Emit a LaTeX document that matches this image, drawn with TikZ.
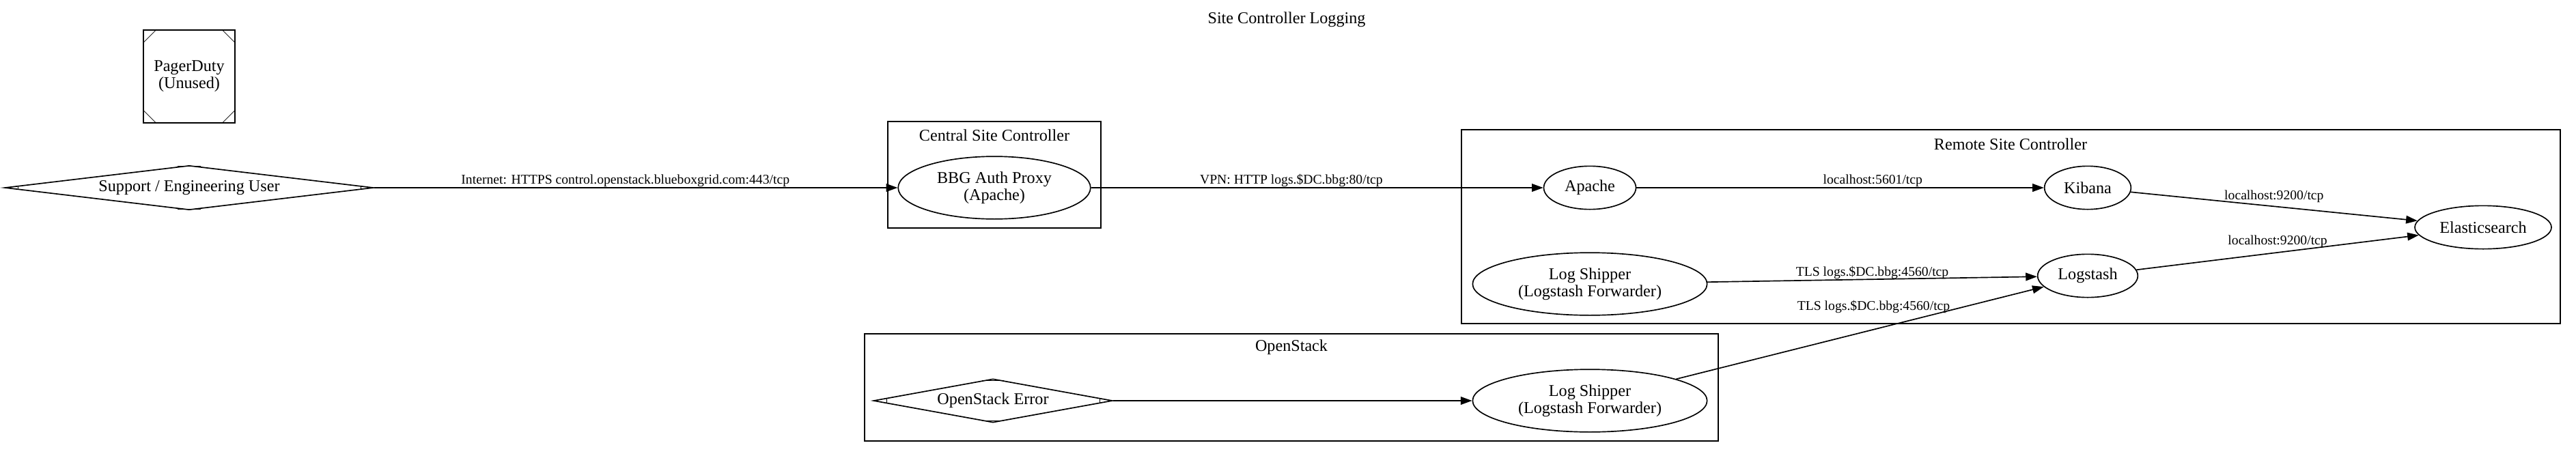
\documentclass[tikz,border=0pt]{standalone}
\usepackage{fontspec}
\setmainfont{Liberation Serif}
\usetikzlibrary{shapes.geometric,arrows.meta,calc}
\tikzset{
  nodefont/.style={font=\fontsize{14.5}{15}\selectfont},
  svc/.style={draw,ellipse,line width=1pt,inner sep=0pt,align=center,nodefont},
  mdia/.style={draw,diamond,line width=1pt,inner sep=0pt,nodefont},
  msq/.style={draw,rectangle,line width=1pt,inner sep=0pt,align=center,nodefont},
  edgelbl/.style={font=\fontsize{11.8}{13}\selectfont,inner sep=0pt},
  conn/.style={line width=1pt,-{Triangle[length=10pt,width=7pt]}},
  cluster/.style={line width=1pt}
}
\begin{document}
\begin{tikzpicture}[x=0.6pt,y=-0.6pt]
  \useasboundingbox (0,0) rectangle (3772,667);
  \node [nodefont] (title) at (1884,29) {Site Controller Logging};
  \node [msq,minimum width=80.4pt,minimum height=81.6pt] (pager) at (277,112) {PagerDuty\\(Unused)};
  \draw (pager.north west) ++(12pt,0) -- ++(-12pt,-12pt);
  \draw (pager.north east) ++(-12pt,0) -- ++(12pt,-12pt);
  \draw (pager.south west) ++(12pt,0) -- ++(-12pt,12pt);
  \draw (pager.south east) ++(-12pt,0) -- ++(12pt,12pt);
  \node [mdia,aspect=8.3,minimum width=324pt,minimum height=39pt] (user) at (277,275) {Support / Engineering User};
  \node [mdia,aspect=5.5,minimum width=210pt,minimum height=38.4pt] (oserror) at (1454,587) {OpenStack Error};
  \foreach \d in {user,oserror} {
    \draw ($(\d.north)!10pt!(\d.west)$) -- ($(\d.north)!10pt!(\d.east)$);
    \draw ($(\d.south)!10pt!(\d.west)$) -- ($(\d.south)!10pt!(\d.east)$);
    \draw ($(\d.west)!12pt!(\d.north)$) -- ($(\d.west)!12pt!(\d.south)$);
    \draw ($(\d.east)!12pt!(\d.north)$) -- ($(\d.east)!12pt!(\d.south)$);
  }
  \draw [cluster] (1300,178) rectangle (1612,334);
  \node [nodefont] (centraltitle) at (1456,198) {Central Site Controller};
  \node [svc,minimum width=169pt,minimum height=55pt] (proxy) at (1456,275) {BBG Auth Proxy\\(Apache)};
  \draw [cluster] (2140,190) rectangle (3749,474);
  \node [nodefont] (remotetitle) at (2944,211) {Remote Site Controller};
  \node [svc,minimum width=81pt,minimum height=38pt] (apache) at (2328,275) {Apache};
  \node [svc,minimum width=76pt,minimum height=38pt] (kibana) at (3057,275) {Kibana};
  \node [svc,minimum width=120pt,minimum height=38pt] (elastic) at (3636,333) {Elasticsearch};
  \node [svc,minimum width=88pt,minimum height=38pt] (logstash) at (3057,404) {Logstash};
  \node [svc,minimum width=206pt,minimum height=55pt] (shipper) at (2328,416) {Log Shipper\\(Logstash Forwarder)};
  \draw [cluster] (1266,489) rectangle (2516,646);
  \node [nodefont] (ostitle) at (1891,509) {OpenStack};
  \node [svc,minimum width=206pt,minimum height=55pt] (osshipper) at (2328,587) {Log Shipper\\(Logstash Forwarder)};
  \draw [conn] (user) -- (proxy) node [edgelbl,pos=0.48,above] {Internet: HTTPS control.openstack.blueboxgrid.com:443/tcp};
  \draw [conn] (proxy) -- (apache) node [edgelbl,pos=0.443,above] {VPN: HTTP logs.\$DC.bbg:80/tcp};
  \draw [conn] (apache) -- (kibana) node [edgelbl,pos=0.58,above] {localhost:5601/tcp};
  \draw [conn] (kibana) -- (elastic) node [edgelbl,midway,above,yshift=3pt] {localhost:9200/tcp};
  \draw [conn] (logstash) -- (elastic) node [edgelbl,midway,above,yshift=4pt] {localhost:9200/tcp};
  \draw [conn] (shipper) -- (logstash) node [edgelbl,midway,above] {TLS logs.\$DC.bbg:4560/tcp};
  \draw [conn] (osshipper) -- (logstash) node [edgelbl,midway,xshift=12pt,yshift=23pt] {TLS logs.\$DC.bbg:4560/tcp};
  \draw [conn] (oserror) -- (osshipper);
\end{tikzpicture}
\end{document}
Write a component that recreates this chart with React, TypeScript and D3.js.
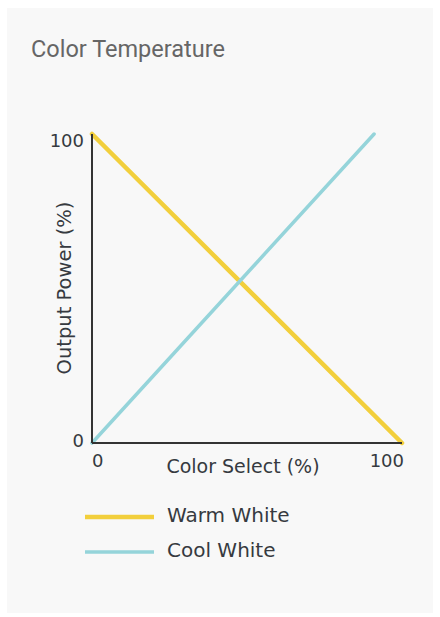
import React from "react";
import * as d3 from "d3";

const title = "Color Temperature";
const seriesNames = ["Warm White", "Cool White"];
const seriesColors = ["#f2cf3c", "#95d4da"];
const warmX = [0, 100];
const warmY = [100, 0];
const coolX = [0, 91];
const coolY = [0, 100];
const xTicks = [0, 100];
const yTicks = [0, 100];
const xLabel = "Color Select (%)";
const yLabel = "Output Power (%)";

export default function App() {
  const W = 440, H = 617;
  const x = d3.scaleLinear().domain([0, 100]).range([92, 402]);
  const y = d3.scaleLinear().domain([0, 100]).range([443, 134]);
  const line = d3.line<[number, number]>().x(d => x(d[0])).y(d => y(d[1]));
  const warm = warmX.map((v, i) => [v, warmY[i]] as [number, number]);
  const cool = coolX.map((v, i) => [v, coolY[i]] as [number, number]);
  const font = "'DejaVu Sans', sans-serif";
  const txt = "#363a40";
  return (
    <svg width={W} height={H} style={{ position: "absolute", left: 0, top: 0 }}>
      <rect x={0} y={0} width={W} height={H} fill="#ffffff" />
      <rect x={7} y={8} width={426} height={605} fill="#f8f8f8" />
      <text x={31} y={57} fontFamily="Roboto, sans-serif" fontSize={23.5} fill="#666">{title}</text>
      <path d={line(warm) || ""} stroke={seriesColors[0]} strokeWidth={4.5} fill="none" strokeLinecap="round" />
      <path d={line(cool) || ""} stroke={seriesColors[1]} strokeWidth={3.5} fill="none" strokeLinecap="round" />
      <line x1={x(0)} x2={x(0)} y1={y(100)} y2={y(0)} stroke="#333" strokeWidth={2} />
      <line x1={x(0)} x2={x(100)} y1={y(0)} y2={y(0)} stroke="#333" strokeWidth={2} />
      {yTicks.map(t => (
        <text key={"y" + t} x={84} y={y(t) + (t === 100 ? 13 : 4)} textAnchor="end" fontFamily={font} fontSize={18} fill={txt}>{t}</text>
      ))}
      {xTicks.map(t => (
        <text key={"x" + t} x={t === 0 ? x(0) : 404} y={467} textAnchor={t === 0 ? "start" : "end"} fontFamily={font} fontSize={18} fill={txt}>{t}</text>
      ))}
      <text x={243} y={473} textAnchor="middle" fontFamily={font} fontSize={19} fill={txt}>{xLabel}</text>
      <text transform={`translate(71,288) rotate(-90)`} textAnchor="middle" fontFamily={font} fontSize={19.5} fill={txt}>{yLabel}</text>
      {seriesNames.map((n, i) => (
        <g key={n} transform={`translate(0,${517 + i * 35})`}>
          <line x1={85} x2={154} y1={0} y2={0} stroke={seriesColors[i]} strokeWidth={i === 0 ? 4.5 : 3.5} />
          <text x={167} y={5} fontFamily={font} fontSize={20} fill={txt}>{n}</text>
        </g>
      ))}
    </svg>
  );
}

———

YOUR INSTRUCTIONS:
Reproduce all the records verbatim, excluding images.

RESULT:
Emit a LaTeX document that matches this image, drawn with TikZ.
\documentclass[tikz,border=0pt]{standalone}
\usepackage{fontspec}
\setmainfont{Liberation Serif}
\usetikzlibrary{shapes.geometric,arrows.meta,calc}
\tikzset{
  nodefont/.style={font=\fontsize{14.5}{15}\selectfont},
  svc/.style={draw,ellipse,line width=1pt,inner sep=0pt,align=center,nodefont},
  mdia/.style={draw,diamond,line width=1pt,inner sep=0pt,nodefont},
  msq/.style={draw,rectangle,line width=1pt,inner sep=0pt,align=center,nodefont},
  edgelbl/.style={font=\fontsize{11.8}{13}\selectfont,inner sep=0pt},
  conn/.style={line width=1pt,-{Triangle[length=10pt,width=7pt]}},
  cluster/.style={line width=1pt}
}
\begin{document}
\begin{tikzpicture}[x=0.6pt,y=-0.6pt]
  \useasboundingbox (0,0) rectangle (3772,667);
  \node [nodefont] (title) at (1884,29) {Site Controller Logging};
  \node [msq,minimum width=80.4pt,minimum height=81.6pt] (pager) at (277,112) {PagerDuty\\(Unused)};
  \draw (pager.north west) ++(12pt,0) -- ++(-12pt,-12pt);
  \draw (pager.north east) ++(-12pt,0) -- ++(12pt,-12pt);
  \draw (pager.south west) ++(12pt,0) -- ++(-12pt,12pt);
  \draw (pager.south east) ++(-12pt,0) -- ++(12pt,12pt);
  \node [mdia,aspect=8.3,minimum width=324pt,minimum height=39pt] (user) at (277,275) {Support / Engineering User};
  \node [mdia,aspect=5.5,minimum width=210pt,minimum height=38.4pt] (oserror) at (1454,587) {OpenStack Error};
  \foreach \d in {user,oserror} {
    \draw ($(\d.north)!10pt!(\d.west)$) -- ($(\d.north)!10pt!(\d.east)$);
    \draw ($(\d.south)!10pt!(\d.west)$) -- ($(\d.south)!10pt!(\d.east)$);
    \draw ($(\d.west)!12pt!(\d.north)$) -- ($(\d.west)!12pt!(\d.south)$);
    \draw ($(\d.east)!12pt!(\d.north)$) -- ($(\d.east)!12pt!(\d.south)$);
  }
  \draw [cluster] (1300,178) rectangle (1612,334);
  \node [nodefont] (centraltitle) at (1456,198) {Central Site Controller};
  \node [svc,minimum width=169pt,minimum height=55pt] (proxy) at (1456,275) {BBG Auth Proxy\\(Apache)};
  \draw [cluster] (2140,190) rectangle (3749,474);
  \node [nodefont] (remotetitle) at (2944,211) {Remote Site Controller};
  \node [svc,minimum width=81pt,minimum height=38pt] (apache) at (2328,275) {Apache};
  \node [svc,minimum width=76pt,minimum height=38pt] (kibana) at (3057,275) {Kibana};
  \node [svc,minimum width=120pt,minimum height=38pt] (elastic) at (3636,333) {Elasticsearch};
  \node [svc,minimum width=88pt,minimum height=38pt] (logstash) at (3057,404) {Logstash};
  \node [svc,minimum width=206pt,minimum height=55pt] (shipper) at (2328,416) {Log Shipper\\(Logstash Forwarder)};
  \draw [cluster] (1266,489) rectangle (2516,646);
  \node [nodefont] (ostitle) at (1891,509) {OpenStack};
  \node [svc,minimum width=206pt,minimum height=55pt] (osshipper) at (2328,587) {Log Shipper\\(Logstash Forwarder)};
  \draw [conn] (user) -- (proxy) node [edgelbl,pos=0.48,above] {Internet: HTTPS control.openstack.blueboxgrid.com:443/tcp};
  \draw [conn] (proxy) -- (apache) node [edgelbl,pos=0.443,above] {VPN: HTTP logs.\$DC.bbg:80/tcp};
  \draw [conn] (apache) -- (kibana) node [edgelbl,pos=0.58,above] {localhost:5601/tcp};
  \draw [conn] (kibana) -- (elastic) node [edgelbl,midway,above,yshift=3pt] {localhost:9200/tcp};
  \draw [conn] (logstash) -- (elastic) node [edgelbl,midway,above,yshift=4pt] {localhost:9200/tcp};
  \draw [conn] (shipper) -- (logstash) node [edgelbl,midway,above] {TLS logs.\$DC.bbg:4560/tcp};
  \draw [conn] (osshipper) -- (logstash) node [edgelbl,midway,xshift=12pt,yshift=23pt] {TLS logs.\$DC.bbg:4560/tcp};
  \draw [conn] (oserror) -- (osshipper);
\end{tikzpicture}
\end{document}
Write a component that recreates this chart with React, TypeScript and D3.js.
import React from "react";
import * as d3 from "d3";

const title = "Color Temperature";
const seriesNames = ["Warm White", "Cool White"];
const seriesColors = ["#f2cf3c", "#95d4da"];
const warmX = [0, 100];
const warmY = [100, 0];
const coolX = [0, 91];
const coolY = [0, 100];
const xTicks = [0, 100];
const yTicks = [0, 100];
const xLabel = "Color Select (%)";
const yLabel = "Output Power (%)";

export default function App() {
  const W = 440, H = 617;
  const x = d3.scaleLinear().domain([0, 100]).range([92, 402]);
  const y = d3.scaleLinear().domain([0, 100]).range([443, 134]);
  const line = d3.line<[number, number]>().x(d => x(d[0])).y(d => y(d[1]));
  const warm = warmX.map((v, i) => [v, warmY[i]] as [number, number]);
  const cool = coolX.map((v, i) => [v, coolY[i]] as [number, number]);
  const font = "'DejaVu Sans', sans-serif";
  const txt = "#363a40";
  return (
    <svg width={W} height={H} style={{ position: "absolute", left: 0, top: 0 }}>
      <rect x={0} y={0} width={W} height={H} fill="#ffffff" />
      <rect x={7} y={8} width={426} height={605} fill="#f8f8f8" />
      <text x={31} y={57} fontFamily="Roboto, sans-serif" fontSize={23.5} fill="#666">{title}</text>
      <path d={line(warm) || ""} stroke={seriesColors[0]} strokeWidth={4.5} fill="none" strokeLinecap="round" />
      <path d={line(cool) || ""} stroke={seriesColors[1]} strokeWidth={3.5} fill="none" strokeLinecap="round" />
      <line x1={x(0)} x2={x(0)} y1={y(100)} y2={y(0)} stroke="#333" strokeWidth={2} />
      <line x1={x(0)} x2={x(100)} y1={y(0)} y2={y(0)} stroke="#333" strokeWidth={2} />
      {yTicks.map(t => (
        <text key={"y" + t} x={84} y={y(t) + (t === 100 ? 13 : 4)} textAnchor="end" fontFamily={font} fontSize={18} fill={txt}>{t}</text>
      ))}
      {xTicks.map(t => (
        <text key={"x" + t} x={t === 0 ? x(0) : 404} y={467} textAnchor={t === 0 ? "start" : "end"} fontFamily={font} fontSize={18} fill={txt}>{t}</text>
      ))}
      <text x={243} y={473} textAnchor="middle" fontFamily={font} fontSize={19} fill={txt}>{xLabel}</text>
      <text transform={`translate(71,288) rotate(-90)`} textAnchor="middle" fontFamily={font} fontSize={19.5} fill={txt}>{yLabel}</text>
      {seriesNames.map((n, i) => (
        <g key={n} transform={`translate(0,${517 + i * 35})`}>
          <line x1={85} x2={154} y1={0} y2={0} stroke={seriesColors[i]} strokeWidth={i === 0 ? 4.5 : 3.5} />
          <text x={167} y={5} fontFamily={font} fontSize={20} fill={txt}>{n}</text>
        </g>
      ))}
    </svg>
  );
}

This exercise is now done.